2012, a banner year, also marked and celebrated the 100th birthday of Edna Schneiderman, the honoured matriarch and scribe of the family.
Although Larry was recently diagnosed with Parkinson’s Disease, he is as always planning ahead both for the business and his personal objectives. “My kids call me the ‘Over-Planner’. I have reservations for a 12 day trip in late May, 2015, following the Apostle Paul’s route through Greece and Turkey. Sheila can’t handle a trip like this due to her health, but all three of the kids as well as my daughter-in law will be going with me. It will be fantastic. Exactly!
“It’s time for the second generation of Schneiderman’s operating the family business to pass on the torch. I know I still have many good years ahead of me. But for Schneiderman’s to continue to be successful, it needs strong leadership. I am fortunate to have a son with the passion and drive to continue the business.
“Like my father Max’s bold statement about the three legs of his success, perhaps my philosophies and list of business truths will be refuted by future experiences, but I seriously doubt it. (I imagine my father would have said the same!) I guess we’ll have to check back with my son, Jason, in 30 years to find out.”
Will there be a sequel of “Call of the Couch”? I think we could safely bet on it!
*Jodi is an industrial psychologist and counsellor with two masters’ degrees, working now as a college career counsellor in Colorado. Her partner, Chris, should soon earn his PhD. The couple this year adopted a two year old girl from China, “our first grandchild!”

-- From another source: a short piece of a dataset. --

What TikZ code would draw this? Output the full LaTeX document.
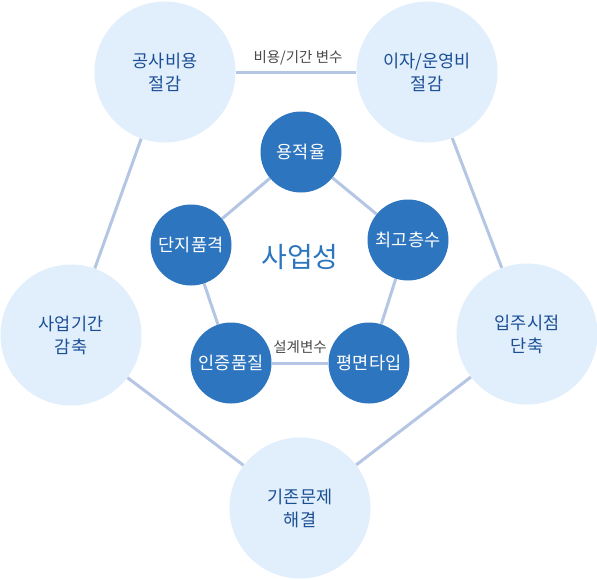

**Jenna, born in Korea, was adopted by Larry and Sheila. She and Larry travelled to Korea when Jenna was a teenager to meet her birth mother. (Consult “Couch” for details.) Jenna did work for Schneiderman’s and “proved to be a top sales consultant”. But a graduate of the College of Visual Arts, St. Paul, she is married to Collin, another artist, and they live and work in New York, both doing well. “But, of course, we’d love to have her back in the business!”
Janet Holt-Johnstone is retail editor at Furniture World Magazine.